Current data scientists starting their first job

This chart may even understate the difference between disciplines because we don’t have a way of determining how many people have left the field. If you were to take into account outflow, we believe the difference between data scientists and software engineers/data analysts would be even more pronounced.

2. Microsoft employs more data scientists than any other company

The software giant isn’t winning this battle by a small margin either; Microsoft employes nearly 2x the data scientists of the next company.

Data scientists per company

Most of the companies in this list are well-established, older companies, but relatively young brands like LinkedIn and Twitter are also investing in data science.

Microsoft has an impressive lead both in the number of data scientists it employs, and its hiring pace.

Net current data scientists at top 10 data scientist employers

While it may seem odd that Google is not in this list, we suspect this is more a reflection of how they refer to their data scientists, and not a lack of investment in data science.

3. A Master’s is the most popular degree for data scientists

Of the roughly 10,000 data scientists who listed a degree, 42% reported earning a Master’s.

Highest education level of data scientists

This preference towards MA Degrees shows just how in-demand specialists are in the field. We saw a similar distribution when we looked at degrees by seniority level, with the exception of Senior Data Scientists who actually have more PhDs than Master’s.

Highest education level of data scientists across seniority levels

When we took a look at what those data scientists studied when getting their graduate degrees, not surprisingly, STEM fields dominated the list.

Top 20 backgrounds of data scientists

4. The top five skills of a data scientist are data analysis, R, Python, data mining, and machine learning.

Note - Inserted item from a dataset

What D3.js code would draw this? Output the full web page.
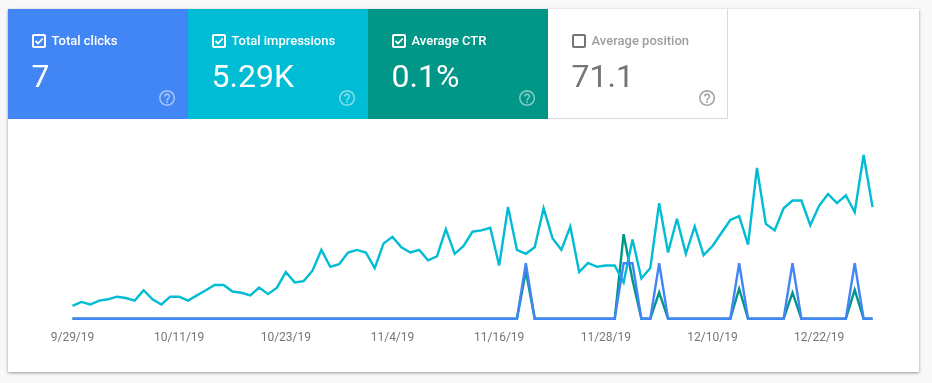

While technologies like Hadoop are exciting and generate a lot of buzz, skills in Hadoop are hardly the norm, not even cracking the top 10.

Top 20 skills of data scientists

These skill sets do change as people advance in their role. Chief Data Scientists were much more likely to list business intelligence, analytics, leadership, strategy and management among their skills than both Junior and Senior Data Scientists.

Skill differences of data scientists across seniority levels

Chief Data Scientists are also less likely to emphasize technical skills. On average: only 27% and 26% listed Python and R, respectively. Compare this to the corresponding 52% and 53% of Junior Data Scientists, along with 38% and 43% of senior practitioners.

The bottom line

Lillian Pierson, Founder and Chief Data Scientist at Data-Mania provided her own thoughts on these numbers:

This report shows consolidation among the skills of data scientists, coupled with a growth in people with this title. I expect to see this upward trend continue as pioneers realize that the blend of machine learning, Python, and deep domain expertise that they have already mastered is actually data science, and as they inspire others to acquire these same skills.
This is exactly how my own career has played out. I spent years in technical roles in engineering and analytics, but there was limited opportunity for me to use the breadth of my skills in a single job. The growth in demand for data scientists led me to round out my own skillset and pursue a role within the field.
My personal belief is that the next four years of growth in the profession will come from those who work in adjacent fields and now just need to sharpen their skills.

The data indicates that this is exactly what we can expect to see happen. As demand for people with the skills to wrangle massive volumes of data continues to grow, we can expect to see more and more people rounding out their skill set and landing data scientist jobs.